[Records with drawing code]
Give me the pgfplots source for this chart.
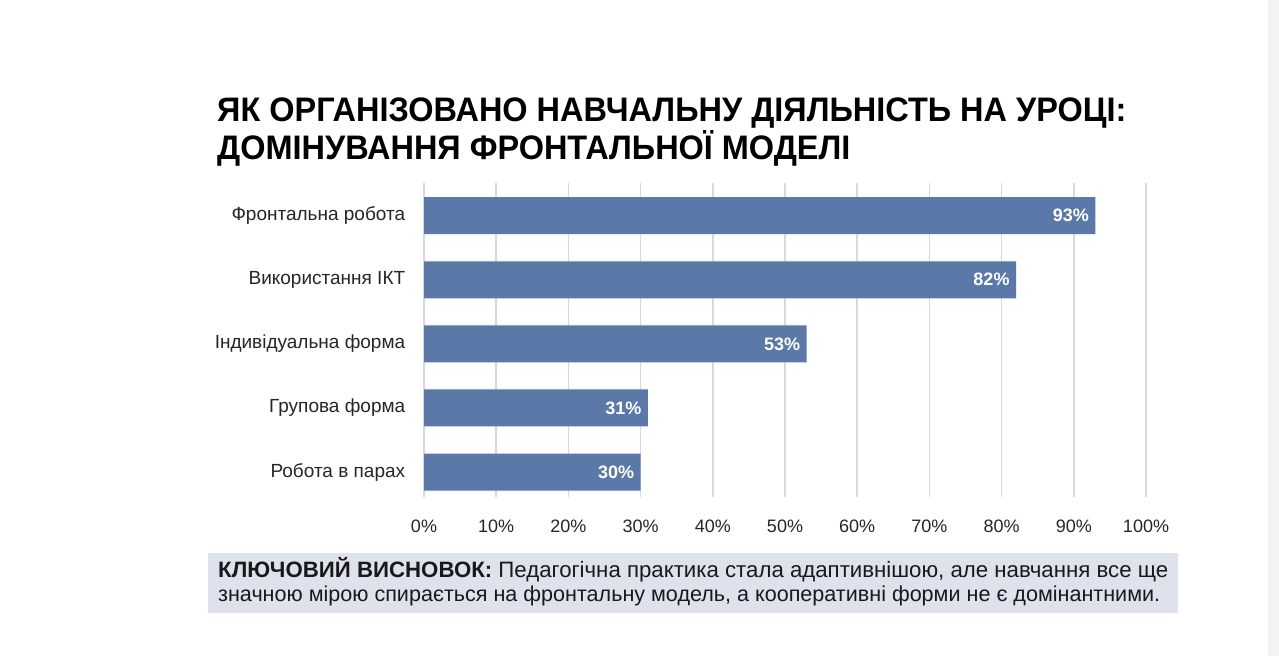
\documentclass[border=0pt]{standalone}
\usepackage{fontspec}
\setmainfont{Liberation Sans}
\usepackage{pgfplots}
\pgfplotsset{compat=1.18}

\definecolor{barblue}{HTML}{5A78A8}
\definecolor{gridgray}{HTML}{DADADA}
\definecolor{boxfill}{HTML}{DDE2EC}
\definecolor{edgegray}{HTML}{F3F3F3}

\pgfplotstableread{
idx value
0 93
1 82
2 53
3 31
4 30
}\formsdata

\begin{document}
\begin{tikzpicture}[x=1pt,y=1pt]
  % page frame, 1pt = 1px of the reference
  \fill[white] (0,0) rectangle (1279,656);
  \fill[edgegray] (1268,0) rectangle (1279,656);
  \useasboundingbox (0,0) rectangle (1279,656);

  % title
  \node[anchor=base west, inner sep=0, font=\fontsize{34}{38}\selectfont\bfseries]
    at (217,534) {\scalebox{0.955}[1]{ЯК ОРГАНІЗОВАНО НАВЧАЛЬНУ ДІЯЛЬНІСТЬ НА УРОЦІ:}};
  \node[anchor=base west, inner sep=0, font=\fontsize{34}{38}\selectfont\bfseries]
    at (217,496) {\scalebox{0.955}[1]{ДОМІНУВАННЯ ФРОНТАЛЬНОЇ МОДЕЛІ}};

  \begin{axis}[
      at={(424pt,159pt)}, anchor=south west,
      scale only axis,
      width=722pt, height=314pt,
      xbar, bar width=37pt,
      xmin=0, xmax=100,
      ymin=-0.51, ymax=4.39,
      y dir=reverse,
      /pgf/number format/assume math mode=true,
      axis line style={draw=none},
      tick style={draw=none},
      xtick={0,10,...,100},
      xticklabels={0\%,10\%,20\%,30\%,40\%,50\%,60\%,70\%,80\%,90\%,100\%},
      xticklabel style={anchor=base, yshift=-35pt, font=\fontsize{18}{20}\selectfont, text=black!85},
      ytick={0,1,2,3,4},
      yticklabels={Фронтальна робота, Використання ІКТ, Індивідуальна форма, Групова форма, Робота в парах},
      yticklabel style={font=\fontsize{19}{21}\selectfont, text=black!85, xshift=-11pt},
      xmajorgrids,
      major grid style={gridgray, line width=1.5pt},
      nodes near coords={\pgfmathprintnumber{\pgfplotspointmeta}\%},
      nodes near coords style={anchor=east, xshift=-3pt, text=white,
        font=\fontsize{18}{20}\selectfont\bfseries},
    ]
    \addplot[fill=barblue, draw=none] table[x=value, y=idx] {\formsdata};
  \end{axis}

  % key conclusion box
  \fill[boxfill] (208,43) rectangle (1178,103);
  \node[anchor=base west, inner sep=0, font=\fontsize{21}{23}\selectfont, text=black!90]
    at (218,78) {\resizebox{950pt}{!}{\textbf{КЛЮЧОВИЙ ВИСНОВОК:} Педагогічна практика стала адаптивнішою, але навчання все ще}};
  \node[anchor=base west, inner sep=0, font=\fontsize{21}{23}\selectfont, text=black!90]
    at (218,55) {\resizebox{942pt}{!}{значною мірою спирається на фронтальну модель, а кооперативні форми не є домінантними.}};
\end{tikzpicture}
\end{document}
--
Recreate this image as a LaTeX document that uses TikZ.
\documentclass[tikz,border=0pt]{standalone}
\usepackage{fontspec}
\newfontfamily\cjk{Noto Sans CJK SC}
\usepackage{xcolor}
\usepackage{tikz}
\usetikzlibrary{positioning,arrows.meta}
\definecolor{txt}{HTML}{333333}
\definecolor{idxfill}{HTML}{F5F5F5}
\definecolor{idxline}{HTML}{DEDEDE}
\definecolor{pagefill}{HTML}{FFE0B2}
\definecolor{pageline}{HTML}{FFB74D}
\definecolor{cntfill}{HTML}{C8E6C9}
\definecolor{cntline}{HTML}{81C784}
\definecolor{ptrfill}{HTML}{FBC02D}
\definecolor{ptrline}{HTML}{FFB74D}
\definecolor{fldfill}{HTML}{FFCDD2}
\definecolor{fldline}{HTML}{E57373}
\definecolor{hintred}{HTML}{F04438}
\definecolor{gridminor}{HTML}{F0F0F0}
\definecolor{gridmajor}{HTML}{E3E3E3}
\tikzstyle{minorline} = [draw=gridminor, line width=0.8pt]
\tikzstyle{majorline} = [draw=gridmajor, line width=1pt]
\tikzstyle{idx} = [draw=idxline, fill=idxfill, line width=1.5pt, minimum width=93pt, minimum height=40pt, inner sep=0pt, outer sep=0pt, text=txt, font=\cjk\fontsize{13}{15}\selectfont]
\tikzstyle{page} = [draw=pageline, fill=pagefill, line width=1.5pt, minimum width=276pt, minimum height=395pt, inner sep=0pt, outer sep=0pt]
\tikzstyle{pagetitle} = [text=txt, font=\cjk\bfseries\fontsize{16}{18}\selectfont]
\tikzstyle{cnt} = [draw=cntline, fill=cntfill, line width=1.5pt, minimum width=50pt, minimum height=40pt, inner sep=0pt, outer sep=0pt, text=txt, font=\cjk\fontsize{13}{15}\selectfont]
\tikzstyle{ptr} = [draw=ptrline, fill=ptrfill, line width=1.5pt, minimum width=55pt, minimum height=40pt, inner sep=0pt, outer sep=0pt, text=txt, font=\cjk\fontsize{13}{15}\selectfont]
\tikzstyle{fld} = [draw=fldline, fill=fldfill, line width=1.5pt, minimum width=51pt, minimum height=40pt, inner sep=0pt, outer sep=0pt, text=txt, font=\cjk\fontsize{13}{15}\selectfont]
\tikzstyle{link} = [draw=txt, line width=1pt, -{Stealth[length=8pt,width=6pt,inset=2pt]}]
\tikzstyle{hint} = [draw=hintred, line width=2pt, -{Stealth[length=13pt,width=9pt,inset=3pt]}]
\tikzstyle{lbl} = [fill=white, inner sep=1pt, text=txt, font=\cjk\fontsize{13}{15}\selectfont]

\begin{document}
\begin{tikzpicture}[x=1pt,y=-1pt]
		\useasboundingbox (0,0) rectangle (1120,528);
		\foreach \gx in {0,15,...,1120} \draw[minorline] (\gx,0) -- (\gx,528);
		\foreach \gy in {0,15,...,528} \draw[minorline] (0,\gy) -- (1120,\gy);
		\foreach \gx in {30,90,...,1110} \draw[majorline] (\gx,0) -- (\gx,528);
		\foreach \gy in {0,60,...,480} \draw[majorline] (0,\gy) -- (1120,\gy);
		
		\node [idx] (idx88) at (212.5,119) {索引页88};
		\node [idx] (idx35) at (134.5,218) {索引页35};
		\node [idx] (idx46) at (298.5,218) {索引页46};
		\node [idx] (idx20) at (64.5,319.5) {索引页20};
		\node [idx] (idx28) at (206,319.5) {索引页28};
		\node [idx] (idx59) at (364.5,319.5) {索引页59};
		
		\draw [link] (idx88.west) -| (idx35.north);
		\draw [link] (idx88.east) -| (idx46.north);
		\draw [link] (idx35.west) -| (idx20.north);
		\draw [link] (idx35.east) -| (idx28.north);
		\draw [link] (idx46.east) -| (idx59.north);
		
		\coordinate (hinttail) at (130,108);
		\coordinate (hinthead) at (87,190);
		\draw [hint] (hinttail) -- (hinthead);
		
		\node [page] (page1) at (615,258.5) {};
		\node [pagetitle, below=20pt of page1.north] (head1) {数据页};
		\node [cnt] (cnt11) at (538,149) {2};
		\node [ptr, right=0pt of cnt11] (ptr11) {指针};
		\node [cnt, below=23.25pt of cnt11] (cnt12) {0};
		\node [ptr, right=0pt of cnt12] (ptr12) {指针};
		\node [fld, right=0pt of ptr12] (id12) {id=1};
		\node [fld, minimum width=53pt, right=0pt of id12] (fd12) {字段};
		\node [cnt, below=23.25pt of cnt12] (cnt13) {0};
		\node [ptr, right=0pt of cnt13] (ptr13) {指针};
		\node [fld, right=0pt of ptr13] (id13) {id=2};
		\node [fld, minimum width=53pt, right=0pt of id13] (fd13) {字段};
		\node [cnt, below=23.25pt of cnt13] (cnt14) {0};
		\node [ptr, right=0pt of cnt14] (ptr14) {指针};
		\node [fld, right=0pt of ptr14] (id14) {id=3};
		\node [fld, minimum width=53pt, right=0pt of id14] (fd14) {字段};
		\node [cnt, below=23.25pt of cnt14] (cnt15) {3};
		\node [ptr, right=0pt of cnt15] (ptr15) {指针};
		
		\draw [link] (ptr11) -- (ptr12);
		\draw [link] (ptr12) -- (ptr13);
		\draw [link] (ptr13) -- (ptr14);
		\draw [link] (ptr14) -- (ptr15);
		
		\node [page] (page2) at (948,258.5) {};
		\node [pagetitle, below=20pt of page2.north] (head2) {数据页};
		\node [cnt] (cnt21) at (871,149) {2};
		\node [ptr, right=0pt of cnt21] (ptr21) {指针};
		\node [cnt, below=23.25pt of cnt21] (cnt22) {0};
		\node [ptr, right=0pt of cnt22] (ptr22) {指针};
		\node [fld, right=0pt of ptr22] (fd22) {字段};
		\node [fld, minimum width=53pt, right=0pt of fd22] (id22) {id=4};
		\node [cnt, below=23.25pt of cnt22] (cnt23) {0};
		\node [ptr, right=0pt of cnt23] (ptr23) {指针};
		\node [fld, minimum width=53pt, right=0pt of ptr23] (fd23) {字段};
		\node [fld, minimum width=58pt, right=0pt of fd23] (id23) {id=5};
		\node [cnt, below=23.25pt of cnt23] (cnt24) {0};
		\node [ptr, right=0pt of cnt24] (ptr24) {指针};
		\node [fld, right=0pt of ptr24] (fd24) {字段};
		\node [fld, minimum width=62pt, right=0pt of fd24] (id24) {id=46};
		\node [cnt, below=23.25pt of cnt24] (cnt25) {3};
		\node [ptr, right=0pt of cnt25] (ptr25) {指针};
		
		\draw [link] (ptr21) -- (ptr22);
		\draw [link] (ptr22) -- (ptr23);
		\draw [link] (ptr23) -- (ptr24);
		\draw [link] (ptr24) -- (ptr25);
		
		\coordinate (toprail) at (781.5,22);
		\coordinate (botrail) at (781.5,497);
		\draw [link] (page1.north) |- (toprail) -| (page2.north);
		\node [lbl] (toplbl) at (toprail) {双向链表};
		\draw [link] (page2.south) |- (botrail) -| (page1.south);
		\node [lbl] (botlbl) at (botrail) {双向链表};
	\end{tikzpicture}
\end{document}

### Task statement
Using the records above, find and show each line with the string "this".

### The result
Give me the pgfplots source for this chart.
Recreate this image as a LaTeX document that uses TikZ.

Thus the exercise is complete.